Le nez dans l’assiette

Une gravure représentait un gros homme à lavallière, la tête dans son assiette, la face figée dans les pâtes et la sauce qui avaient débordé sous le choc. Il était soudain mort de gloutonnerie. Voilà ce qui risque de vous arriver, nous disait l’éducation chrétienne — aujourd’hui relayée par l’éducation laïque et diététicienne —, si vous cédez au péché de gourmandise. Vous finirez de cette manière brutale et ignominieuse si vous ne savez pas juguler la boulimie qui augmente souvent avec l’âge et le niveau de vie.

Longtemps, il m’a semblé que cette mort n’est pas aussi exécrable que les moralistes le disent. Elle a le mérite d’être rapide, sans douleur, et de se manifester dans un moment de vitalité et de plaisir. La mort à l’assiette comme il y a le service à l’assiette. Le cœur a lâché l’estomac, ce voisin, ce gouffre. On ne remettra pas le couvert. Fin de toute faim.
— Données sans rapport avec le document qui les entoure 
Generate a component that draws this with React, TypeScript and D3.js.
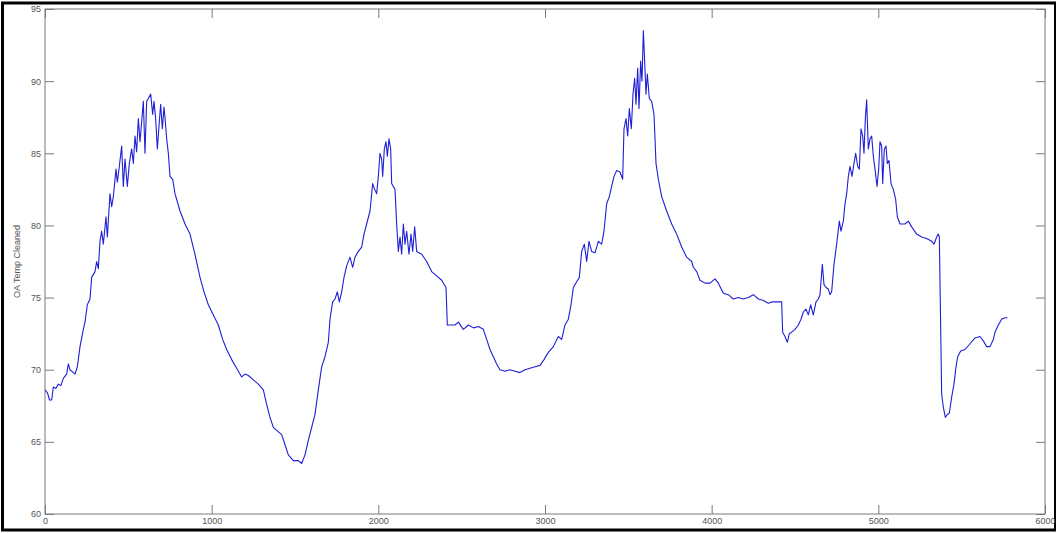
import React, { useEffect, useRef } from 'react';
import * as d3 from 'd3';

// sample index (x) and outside-air temperature (y)
const sampleIdx = [
  0, 15, 27, 40, 50, 65, 80, 95, 110, 130, 140, 150, 160, 180, 194, 210, 230, 240, 254, 270,
  280, 300, 310, 320, 330, 340, 350, 366, 374, 390, 400, 410, 426, 434, 446, 460, 470, 480, 494, 506,
  520, 530, 540, 550, 560, 570, 580, 590, 600, 610, 620, 634, 646, 654, 664, 674, 686, 694, 704, 714,
  722, 730, 740, 750, 766, 780, 810, 840, 870, 900, 930, 954, 980, 1010, 1040, 1066, 1090, 1120, 1150, 1180,
  1200, 1220, 1250, 1280, 1310, 1330, 1350, 1370, 1390, 1420, 1440, 1460, 1490, 1520, 1540, 1560, 1580, 1600, 1620, 1640,
  1660, 1680, 1700, 1710, 1726, 1740, 1754, 1766, 1780, 1794, 1810, 1830, 1846, 1860, 1880, 1900, 1914, 1930, 1950, 1966,
  1978, 1990, 2000, 2010, 2020, 2026, 2036, 2046, 2054, 2064, 2074, 2080, 2090, 2100, 2110, 2120, 2130, 2140, 2150, 2160,
  2170, 2184, 2196, 2206, 2218, 2230, 2260, 2290, 2320, 2350, 2380, 2406, 2414, 2430, 2460, 2480, 2510, 2540, 2570, 2600,
  2630, 2650, 2670, 2690, 2710, 2730, 2760, 2790, 2820, 2850, 2880, 2910, 2940, 2970, 2994, 3020, 3050, 3080, 3100, 3120,
  3140, 3156, 3170, 3190, 3206, 3220, 3236, 3250, 3264, 3280, 3300, 3320, 3340, 3354, 3370, 3386, 3400, 3414, 3430, 3450,
  3466, 3474, 3486, 3496, 3506, 3518, 3528, 3538, 3546, 3556, 3564, 3574, 3582, 3590, 3596, 3606, 3614, 3626, 3640, 3654,
  3666, 3680, 3700, 3730, 3760, 3790, 3820, 3850, 3880, 3890, 3910, 3930, 3960, 3990, 4020, 4040, 4070, 4100, 4130, 4160,
  4190, 4220, 4250, 4280, 4310, 4340, 4360, 4390, 4420, 4426, 4440, 4454, 4466, 4480, 4500, 4520, 4536, 4550, 4566, 4580,
  4594, 4610, 4626, 4640, 4650, 4664, 4674, 4686, 4700, 4710, 4720, 4734, 4750, 4766, 4776, 4790, 4800, 4810, 4820, 4830,
  4842, 4854, 4864, 4876, 4886, 4896, 4906, 4914, 4922, 4930, 4940, 4950, 4960, 4970, 4980, 4992, 5002, 5010, 5020, 5026,
  5036, 5046, 5054, 5064, 5076, 5090, 5104, 5114, 5130, 5160, 5180, 5200, 5230, 5260, 5290, 5320, 5334, 5350, 5360, 5366,
  5380, 5390, 5402, 5414, 5426, 5440, 5454, 5466, 5476, 5494, 5520, 5550, 5580, 5610, 5630, 5650, 5670, 5690, 5700, 5720,
  5740, 5760, 5775
];

const oaTemp = [
  68.6, 68.4, 67.9, 67.9, 68.8, 68.7, 69.0, 68.9, 69.4, 69.7, 70.4, 70.0, 69.9, 69.7, 70.2, 71.6, 72.8, 73.3, 74.5, 74.9,
  76.4, 76.8, 77.5, 77.0, 78.9, 79.6, 78.7, 80.6, 79.2, 82.2, 81.3, 82.0, 83.9, 83.0, 84.1, 85.5, 82.7, 84.6, 82.7, 84.3,
  85.3, 84.3, 86.2, 85.1, 87.4, 85.8, 87.2, 88.6, 85.0, 88.6, 88.8, 89.1, 87.7, 88.6, 87.4, 85.3, 87.2, 88.4, 86.7, 88.2,
  87.2, 86.0, 85.0, 83.4, 83.2, 82.2, 81.0, 80.1, 79.4, 78.0, 76.4, 75.4, 74.5, 73.8, 73.1, 72.1, 71.4, 70.7, 70.1, 69.5,
  69.7, 69.6, 69.3, 69.0, 68.6, 67.6, 66.7, 66.0, 65.8, 65.5, 64.8, 64.1, 63.7, 63.7, 63.5, 64.1, 65.1, 66.0, 66.9, 68.6,
  70.2, 70.9, 71.9, 73.5, 74.7, 74.9, 75.4, 74.7, 75.4, 76.4, 77.2, 77.8, 77.1, 77.8, 78.2, 78.5, 79.4, 80.1, 81.0, 82.9,
  82.5, 82.2, 83.4, 85.0, 84.6, 83.4, 85.3, 85.8, 84.8, 86.0, 85.3, 82.9, 82.7, 82.5, 80.1, 78.2, 79.2, 78.0, 80.1, 78.7,
  79.6, 78.0, 79.4, 78.2, 79.9, 78.2, 78.0, 77.5, 76.8, 76.5, 76.2, 75.7, 73.1, 73.1, 73.1, 73.3, 72.8, 73.1, 72.9, 73.0,
  72.8, 72.1, 71.4, 70.9, 70.4, 70.0, 69.9, 70.0, 69.9, 69.8, 70.0, 70.1, 70.2, 70.3, 70.7, 71.2, 71.6, 72.3, 72.1, 73.1,
  73.5, 74.5, 75.7, 76.1, 76.4, 78.2, 78.7, 77.5, 78.9, 78.2, 78.1, 78.9, 78.7, 79.6, 81.5, 82.0, 82.7, 83.4, 83.8, 83.7,
  83.2, 86.7, 87.4, 86.2, 88.1, 86.7, 89.1, 90.2, 88.4, 90.9, 88.1, 91.4, 90.0, 93.5, 91.9, 89.1, 90.5, 88.8, 88.6, 87.7,
  84.3, 83.2, 82.0, 81.0, 80.1, 79.4, 78.5, 77.8, 77.5, 77.1, 76.8, 76.2, 76.0, 76.0, 76.3, 76.0, 75.3, 75.2, 74.9, 75.0,
  74.9, 75.0, 75.2, 74.9, 74.8, 74.6, 74.7, 74.7, 74.7, 72.6, 72.3, 71.9, 72.5, 72.6, 72.8, 73.1, 73.5, 74.0, 74.2, 73.8,
  74.5, 73.8, 74.7, 74.9, 75.2, 77.3, 75.9, 75.7, 75.6, 75.2, 75.4, 77.3, 78.7, 80.3, 79.6, 80.3, 81.5, 82.2, 83.4, 84.1,
  83.4, 84.3, 85.0, 84.1, 83.9, 86.7, 86.2, 85.0, 87.4, 88.7, 85.3, 86.0, 86.2, 84.8, 83.9, 82.7, 83.9, 85.8, 85.5, 82.9,
  85.3, 85.5, 84.3, 84.5, 82.9, 82.5, 81.8, 80.6, 80.1, 80.1, 80.3, 79.9, 79.4, 79.2, 79.1, 78.9, 78.7, 79.2, 79.4, 79.2,
  68.3, 67.4, 66.7, 66.9, 67.0, 68.1, 69.0, 70.2, 70.9, 71.3, 71.4, 71.8, 72.2, 72.3, 72.0, 71.6, 71.6, 72.1, 72.6, 73.1,
  73.5, 73.6, 73.6
];

const xTicks = [0, 1000, 2000, 3000, 4000, 5000, 6000];
const yTicks = [60, 65, 70, 75, 80, 85, 90, 95];

const OATempChart = () => {
  const chartRef = useRef<HTMLDivElement>(null);

  useEffect(() => {
    if (!chartRef.current) return;
    d3.select(chartRef.current).selectAll('*').remove();

    const width = 1056;
    const height = 533;
    const margin = { top: 9, right: 11, bottom: 19, left: 45 };
    const gray = '#7a7a7a';
    const font = '"Liberation Sans", Arial, sans-serif';

    const svg = d3.select(chartRef.current)
      .append('svg')
      .attr('width', width)
      .attr('height', height)
      .style('display', 'block')
      .style('background', '#fff');

    const x = d3.scaleLinear().domain([0, 6000]).range([margin.left, width - margin.right]);
    const y = d3.scaleLinear().domain([60, 95]).range([height - margin.bottom, margin.top]);

    // outer black frame
    svg.append('rect')
      .attr('x', 2.5)
      .attr('y', 3)
      .attr('width', width - 3)
      .attr('height', height - 6)
      .attr('fill', 'none')
      .attr('stroke', '#000')
      .attr('stroke-width', 3);

    const styleAxis = (g, withText) => {
      g.select('.domain').remove();
      g.selectAll('line').attr('stroke', gray);
      g.selectAll('text')
        .style('font-family', font)
        .style('font-size', '9px')
        .attr('fill', withText ? '#555' : 'none');
    };

    const tickLen = 9;

    // bottom / top
    svg.append('g')
      .attr('transform', `translate(0, ${y(60)})`)
      .call(d3.axisBottom(x).tickValues(xTicks).tickSize(-tickLen).tickPadding(4).tickFormat(d3.format('d')))
      .call(g => styleAxis(g, true));
    svg.append('g')
      .attr('transform', `translate(0, ${y(95)})`)
      .call(d3.axisTop(x).tickValues(xTicks).tickSize(-tickLen).tickFormat(() => ''))
      .call(g => styleAxis(g, false));

    // left / right
    svg.append('g')
      .attr('transform', `translate(${x(0)}, 0)`)
      .call(d3.axisLeft(y).tickValues(yTicks).tickSize(-tickLen).tickPadding(4))
      .call(g => styleAxis(g, true));
    svg.append('g')
      .attr('transform', `translate(${x(6000)}, 0)`)
      .call(d3.axisRight(y).tickValues(yTicks).tickSize(-tickLen).tickFormat(() => ''))
      .call(g => styleAxis(g, false));

    // plot box
    svg.append('rect')
      .attr('x', x(0))
      .attr('y', y(95))
      .attr('width', x(6000) - x(0))
      .attr('height', y(60) - y(95))
      .attr('fill', 'none')
      .attr('stroke', gray)
      .attr('stroke-width', 1);

    // y label
    svg.append('text')
      .attr('transform', `translate(20, ${(y(60) + y(95)) / 2}) rotate(-90)`)
      .attr('text-anchor', 'middle')
      .style('font-family', font)
      .style('font-size', '9px')
      .attr('fill', '#555')
      .text('OA Temp Cleaned');

    const points = sampleIdx.map((t, i) => [t, oaTemp[i]] as [number, number]);
    const line = d3.line<[number, number]>()
      .x(d => x(d[0]))
      .y(d => y(d[1]));

    svg.append('path')
      .datum(points)
      .attr('d', line)
      .attr('fill', 'none')
      .attr('stroke', '#1f1fd6')
      .attr('stroke-width', 1.1)
      .attr('stroke-linejoin', 'round');
  }, []);

  return <div ref={chartRef} style={{ position: 'absolute', left: 0, top: 0 }} />;
};

export default function App() {
  return <OATempChart />;
}
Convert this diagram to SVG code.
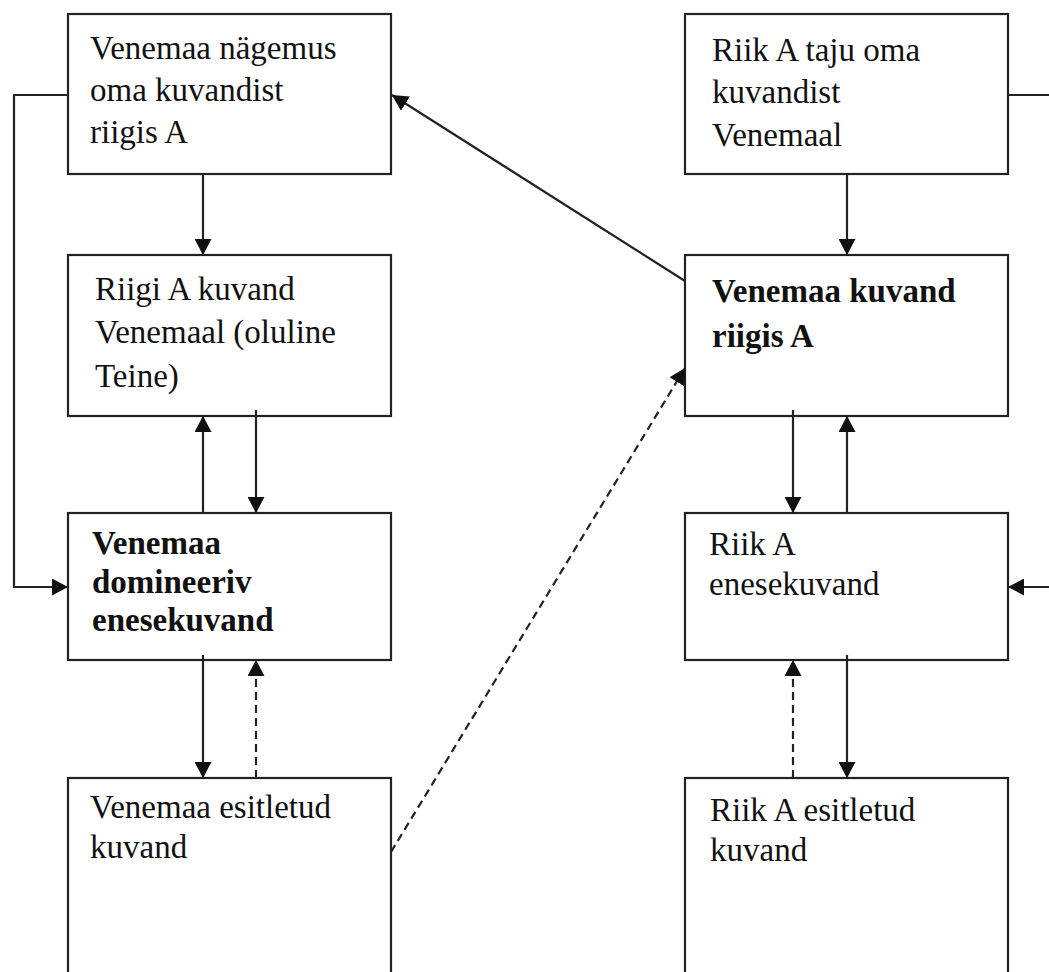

Réflexion faite, c’est quand même une mort trompeuse, cachée sous l’appétit de vivre. On mange pour reprendre du tonus, pour recharger la machine, et celle-ci s’arrête traîtreusement, alors qu’on la croyait comme d’habitude occupée à se goberger et à se fortifier. C’est aussi une mort peu convenable, sale, au mépris des manières de table. Imagine-t-on la stupeur du commensal ou de l’invitée, son effroi, sa gêne, devant son vis-à-vis dont la tête, sans un cri, plonge soudain dans son assiette et n’en bouge plus ? Le corps avachi, le visage barbouillé, les cheveux souillés… Non, ce n’est pas une belle mort, même pour un bouffeur, même et surtout pour un gastronome, parce qu’elle est humiliante.

Michel Crépu emploie et souligne l’adjectif humiliant : « Cette sorte de caprice fabuleux qui a jeté mon père la tête dans son potage. Qui m’en fournira le pourquoi et le comment ? Bon Dieu, est-ce que mon père méritait de se retrouver d’un seul coup avec une tête de mandrill ? Est-ce que je ne trouve pas cela (…) spécialement humiliant ? » Un jour.

Le père de Michel Crépu n’est pas mort dans son assiette, mais un AVC foudroyant lui a abîmé le visage et la parole. Après cela, comment s’asseoir à table, trois fois par jour, comme si de rien n’était ? Comment ne pas avoir peur de remettre ça ?

Michel Crépu rapporte que son père a piqué du nez dans un potage. En était-ce vraiment un ou a-t-il employé le mot potage parce que cela ajoute à l’humiliation et à la détresse, l’expression « être dans le potage » signifiant être dans la confusion ?

Dans le cas d’une mort brutale à table, mieux vaut quand même que la chronique retienne le nom d’un plat de prestige. Certes, il n’y a pas de honte à rendre son âme au-dessus d’une soupe de légumes, d’un bœuf mode ou d’une crème brûlée. Mais, avec un peu de chance, on préférera terminer l’aventure sur une poularde demi-deuil, un lièvre à la royale ou la purée de Robuchon. Question de standing posthume.

Heureux Me Montilhe, avocat dijonnais, propriétaire d’un beau domaine de la Côte de Nuits ! Il acheva soudain sa vie le nez dans un verre de l’un de ses plus grands vins, un Pommard Rugiens 59.